Transcribe the full listing exactly, and drop every picture.
-- start STORED DATA --
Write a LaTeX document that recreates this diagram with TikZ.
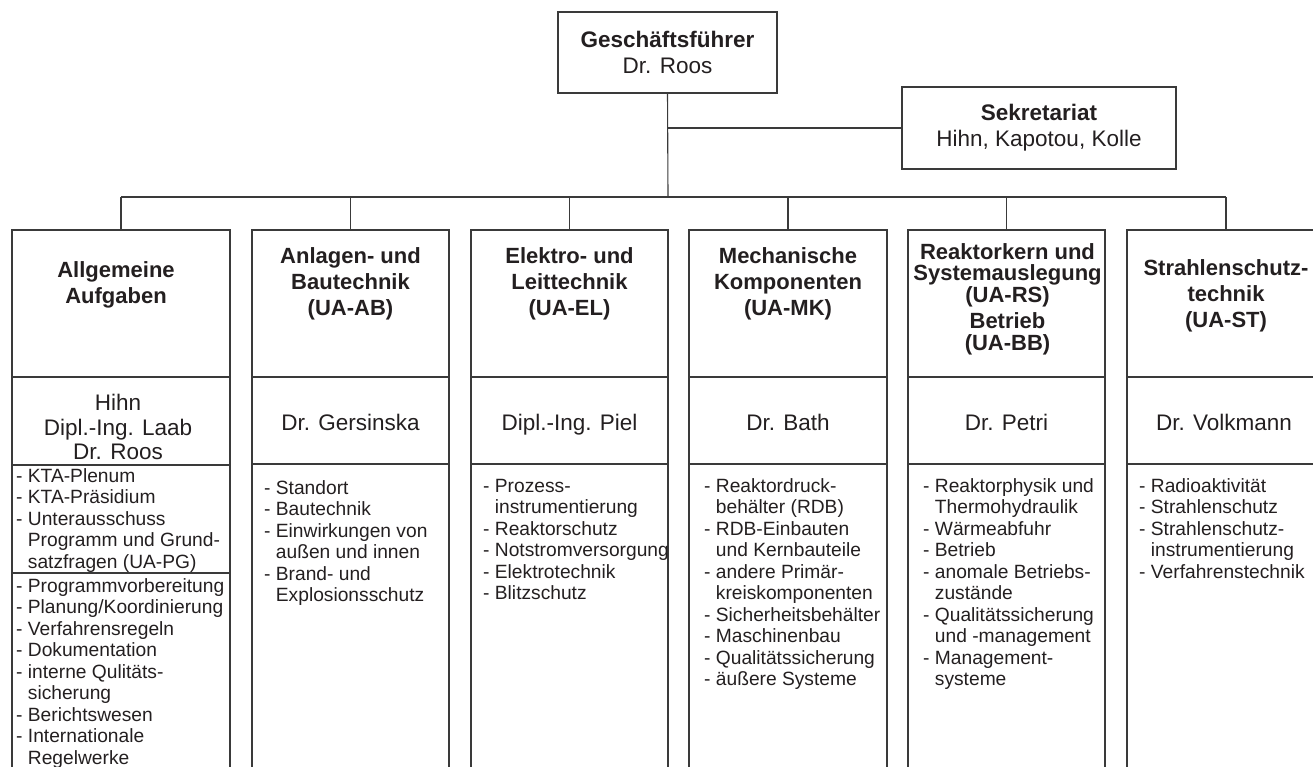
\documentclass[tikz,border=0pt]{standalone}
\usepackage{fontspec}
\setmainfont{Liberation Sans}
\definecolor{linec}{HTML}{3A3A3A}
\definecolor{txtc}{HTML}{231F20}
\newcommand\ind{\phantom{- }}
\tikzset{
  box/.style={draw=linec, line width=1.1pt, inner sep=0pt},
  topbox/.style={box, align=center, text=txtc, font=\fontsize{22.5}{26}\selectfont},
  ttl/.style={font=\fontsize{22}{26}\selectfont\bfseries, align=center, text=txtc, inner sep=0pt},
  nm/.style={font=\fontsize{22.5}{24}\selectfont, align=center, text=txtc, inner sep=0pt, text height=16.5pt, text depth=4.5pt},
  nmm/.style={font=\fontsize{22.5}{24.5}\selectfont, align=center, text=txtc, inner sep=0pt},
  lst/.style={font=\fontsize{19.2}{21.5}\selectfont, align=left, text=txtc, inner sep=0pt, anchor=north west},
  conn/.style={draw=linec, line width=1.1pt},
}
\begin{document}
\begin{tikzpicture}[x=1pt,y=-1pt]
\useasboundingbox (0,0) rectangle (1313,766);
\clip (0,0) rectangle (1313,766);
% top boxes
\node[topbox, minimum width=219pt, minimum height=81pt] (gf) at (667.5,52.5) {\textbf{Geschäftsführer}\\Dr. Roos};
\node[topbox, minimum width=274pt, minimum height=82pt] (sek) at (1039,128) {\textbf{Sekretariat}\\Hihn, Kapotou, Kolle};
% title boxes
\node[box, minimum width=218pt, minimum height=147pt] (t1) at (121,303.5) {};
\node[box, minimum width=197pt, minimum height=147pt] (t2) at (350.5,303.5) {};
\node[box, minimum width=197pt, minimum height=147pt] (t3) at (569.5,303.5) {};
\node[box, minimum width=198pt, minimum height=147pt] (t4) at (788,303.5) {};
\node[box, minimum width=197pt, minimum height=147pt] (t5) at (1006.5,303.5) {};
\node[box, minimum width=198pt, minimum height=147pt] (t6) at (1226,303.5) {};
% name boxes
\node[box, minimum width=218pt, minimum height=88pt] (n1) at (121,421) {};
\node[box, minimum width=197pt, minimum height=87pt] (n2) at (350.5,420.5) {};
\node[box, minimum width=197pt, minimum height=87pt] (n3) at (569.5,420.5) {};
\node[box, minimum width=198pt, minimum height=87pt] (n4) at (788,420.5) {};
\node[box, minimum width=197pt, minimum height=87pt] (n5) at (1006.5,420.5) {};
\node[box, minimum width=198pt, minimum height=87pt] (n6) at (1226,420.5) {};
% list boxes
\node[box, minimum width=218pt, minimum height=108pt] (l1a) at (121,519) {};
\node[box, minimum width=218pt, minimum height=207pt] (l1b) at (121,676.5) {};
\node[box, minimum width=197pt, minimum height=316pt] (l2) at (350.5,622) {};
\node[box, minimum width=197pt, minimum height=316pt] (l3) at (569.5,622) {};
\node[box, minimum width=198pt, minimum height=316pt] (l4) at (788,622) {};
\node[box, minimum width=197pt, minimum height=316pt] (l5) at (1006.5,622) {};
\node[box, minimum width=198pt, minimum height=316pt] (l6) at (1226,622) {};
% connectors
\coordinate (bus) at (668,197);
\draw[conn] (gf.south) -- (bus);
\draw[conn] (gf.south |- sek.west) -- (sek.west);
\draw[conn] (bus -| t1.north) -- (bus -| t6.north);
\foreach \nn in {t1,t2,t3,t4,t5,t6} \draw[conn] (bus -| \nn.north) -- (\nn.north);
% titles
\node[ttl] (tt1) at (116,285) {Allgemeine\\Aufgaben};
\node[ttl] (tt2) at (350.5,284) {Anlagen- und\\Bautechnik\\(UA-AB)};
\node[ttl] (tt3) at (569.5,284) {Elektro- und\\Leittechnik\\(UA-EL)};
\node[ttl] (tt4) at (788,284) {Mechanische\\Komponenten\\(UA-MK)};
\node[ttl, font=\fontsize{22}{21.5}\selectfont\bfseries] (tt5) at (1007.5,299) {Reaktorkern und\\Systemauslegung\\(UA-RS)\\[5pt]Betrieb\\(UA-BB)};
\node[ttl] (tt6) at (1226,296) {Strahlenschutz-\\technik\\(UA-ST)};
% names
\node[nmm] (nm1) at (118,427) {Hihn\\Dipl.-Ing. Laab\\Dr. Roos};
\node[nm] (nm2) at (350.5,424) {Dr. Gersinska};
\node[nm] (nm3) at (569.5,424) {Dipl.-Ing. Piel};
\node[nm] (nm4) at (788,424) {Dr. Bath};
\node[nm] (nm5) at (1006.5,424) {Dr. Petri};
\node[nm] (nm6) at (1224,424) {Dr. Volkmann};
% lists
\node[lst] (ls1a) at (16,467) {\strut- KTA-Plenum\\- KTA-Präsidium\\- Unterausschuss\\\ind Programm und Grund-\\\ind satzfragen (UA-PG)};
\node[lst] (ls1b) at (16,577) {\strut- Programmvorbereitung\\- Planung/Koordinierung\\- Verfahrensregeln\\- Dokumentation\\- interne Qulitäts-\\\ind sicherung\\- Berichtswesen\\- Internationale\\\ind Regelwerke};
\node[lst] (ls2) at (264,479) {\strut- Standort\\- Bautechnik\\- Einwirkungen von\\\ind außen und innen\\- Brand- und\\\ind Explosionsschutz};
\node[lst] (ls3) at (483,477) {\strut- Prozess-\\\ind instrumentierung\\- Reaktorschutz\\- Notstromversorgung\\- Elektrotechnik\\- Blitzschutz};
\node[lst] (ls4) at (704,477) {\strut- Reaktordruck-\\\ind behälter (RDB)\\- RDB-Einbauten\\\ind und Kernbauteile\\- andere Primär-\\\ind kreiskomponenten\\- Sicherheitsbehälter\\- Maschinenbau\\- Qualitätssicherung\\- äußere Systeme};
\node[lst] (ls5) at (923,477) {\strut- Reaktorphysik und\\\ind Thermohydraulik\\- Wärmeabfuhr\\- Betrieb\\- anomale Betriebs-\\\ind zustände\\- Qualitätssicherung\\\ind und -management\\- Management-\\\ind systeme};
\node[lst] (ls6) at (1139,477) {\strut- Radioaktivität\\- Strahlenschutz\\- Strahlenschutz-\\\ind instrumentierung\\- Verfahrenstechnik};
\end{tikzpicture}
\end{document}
-- end STORED DATA --
## TASK RESPONSE
Write a LaTeX document that recreates this diagram with TikZ.
\documentclass[tikz,border=0pt]{standalone}
\usepackage{fontspec}
\setmainfont{Liberation Sans}
\definecolor{linec}{HTML}{3A3A3A}
\definecolor{txtc}{HTML}{231F20}
\newcommand\ind{\phantom{- }}
\tikzset{
  box/.style={draw=linec, line width=1.1pt, inner sep=0pt},
  topbox/.style={box, align=center, text=txtc, font=\fontsize{22.5}{26}\selectfont},
  ttl/.style={font=\fontsize{22}{26}\selectfont\bfseries, align=center, text=txtc, inner sep=0pt},
  nm/.style={font=\fontsize{22.5}{24}\selectfont, align=center, text=txtc, inner sep=0pt, text height=16.5pt, text depth=4.5pt},
  nmm/.style={font=\fontsize{22.5}{24.5}\selectfont, align=center, text=txtc, inner sep=0pt},
  lst/.style={font=\fontsize{19.2}{21.5}\selectfont, align=left, text=txtc, inner sep=0pt, anchor=north west},
  conn/.style={draw=linec, line width=1.1pt},
}
\begin{document}
\begin{tikzpicture}[x=1pt,y=-1pt]
\useasboundingbox (0,0) rectangle (1313,766);
\clip (0,0) rectangle (1313,766);
% top boxes
\node[topbox, minimum width=219pt, minimum height=81pt] (gf) at (667.5,52.5) {\textbf{Geschäftsführer}\\Dr. Roos};
\node[topbox, minimum width=274pt, minimum height=82pt] (sek) at (1039,128) {\textbf{Sekretariat}\\Hihn, Kapotou, Kolle};
% title boxes
\node[box, minimum width=218pt, minimum height=147pt] (t1) at (121,303.5) {};
\node[box, minimum width=197pt, minimum height=147pt] (t2) at (350.5,303.5) {};
\node[box, minimum width=197pt, minimum height=147pt] (t3) at (569.5,303.5) {};
\node[box, minimum width=198pt, minimum height=147pt] (t4) at (788,303.5) {};
\node[box, minimum width=197pt, minimum height=147pt] (t5) at (1006.5,303.5) {};
\node[box, minimum width=198pt, minimum height=147pt] (t6) at (1226,303.5) {};
% name boxes
\node[box, minimum width=218pt, minimum height=88pt] (n1) at (121,421) {};
\node[box, minimum width=197pt, minimum height=87pt] (n2) at (350.5,420.5) {};
\node[box, minimum width=197pt, minimum height=87pt] (n3) at (569.5,420.5) {};
\node[box, minimum width=198pt, minimum height=87pt] (n4) at (788,420.5) {};
\node[box, minimum width=197pt, minimum height=87pt] (n5) at (1006.5,420.5) {};
\node[box, minimum width=198pt, minimum height=87pt] (n6) at (1226,420.5) {};
% list boxes
\node[box, minimum width=218pt, minimum height=108pt] (l1a) at (121,519) {};
\node[box, minimum width=218pt, minimum height=207pt] (l1b) at (121,676.5) {};
\node[box, minimum width=197pt, minimum height=316pt] (l2) at (350.5,622) {};
\node[box, minimum width=197pt, minimum height=316pt] (l3) at (569.5,622) {};
\node[box, minimum width=198pt, minimum height=316pt] (l4) at (788,622) {};
\node[box, minimum width=197pt, minimum height=316pt] (l5) at (1006.5,622) {};
\node[box, minimum width=198pt, minimum height=316pt] (l6) at (1226,622) {};
% connectors
\coordinate (bus) at (668,197);
\draw[conn] (gf.south) -- (bus);
\draw[conn] (gf.south |- sek.west) -- (sek.west);
\draw[conn] (bus -| t1.north) -- (bus -| t6.north);
\foreach \nn in {t1,t2,t3,t4,t5,t6} \draw[conn] (bus -| \nn.north) -- (\nn.north);
% titles
\node[ttl] (tt1) at (116,285) {Allgemeine\\Aufgaben};
\node[ttl] (tt2) at (350.5,284) {Anlagen- und\\Bautechnik\\(UA-AB)};
\node[ttl] (tt3) at (569.5,284) {Elektro- und\\Leittechnik\\(UA-EL)};
\node[ttl] (tt4) at (788,284) {Mechanische\\Komponenten\\(UA-MK)};
\node[ttl, font=\fontsize{22}{21.5}\selectfont\bfseries] (tt5) at (1007.5,299) {Reaktorkern und\\Systemauslegung\\(UA-RS)\\[5pt]Betrieb\\(UA-BB)};
\node[ttl] (tt6) at (1226,296) {Strahlenschutz-\\technik\\(UA-ST)};
% names
\node[nmm] (nm1) at (118,427) {Hihn\\Dipl.-Ing. Laab\\Dr. Roos};
\node[nm] (nm2) at (350.5,424) {Dr. Gersinska};
\node[nm] (nm3) at (569.5,424) {Dipl.-Ing. Piel};
\node[nm] (nm4) at (788,424) {Dr. Bath};
\node[nm] (nm5) at (1006.5,424) {Dr. Petri};
\node[nm] (nm6) at (1224,424) {Dr. Volkmann};
% lists
\node[lst] (ls1a) at (16,467) {\strut- KTA-Plenum\\- KTA-Präsidium\\- Unterausschuss\\\ind Programm und Grund-\\\ind satzfragen (UA-PG)};
\node[lst] (ls1b) at (16,577) {\strut- Programmvorbereitung\\- Planung/Koordinierung\\- Verfahrensregeln\\- Dokumentation\\- interne Qulitäts-\\\ind sicherung\\- Berichtswesen\\- Internationale\\\ind Regelwerke};
\node[lst] (ls2) at (264,479) {\strut- Standort\\- Bautechnik\\- Einwirkungen von\\\ind außen und innen\\- Brand- und\\\ind Explosionsschutz};
\node[lst] (ls3) at (483,477) {\strut- Prozess-\\\ind instrumentierung\\- Reaktorschutz\\- Notstromversorgung\\- Elektrotechnik\\- Blitzschutz};
\node[lst] (ls4) at (704,477) {\strut- Reaktordruck-\\\ind behälter (RDB)\\- RDB-Einbauten\\\ind und Kernbauteile\\- andere Primär-\\\ind kreiskomponenten\\- Sicherheitsbehälter\\- Maschinenbau\\- Qualitätssicherung\\- äußere Systeme};
\node[lst] (ls5) at (923,477) {\strut- Reaktorphysik und\\\ind Thermohydraulik\\- Wärmeabfuhr\\- Betrieb\\- anomale Betriebs-\\\ind zustände\\- Qualitätssicherung\\\ind und -management\\- Management-\\\ind systeme};
\node[lst] (ls6) at (1139,477) {\strut- Radioaktivität\\- Strahlenschutz\\- Strahlenschutz-\\\ind instrumentierung\\- Verfahrenstechnik};
\end{tikzpicture}
\end{document}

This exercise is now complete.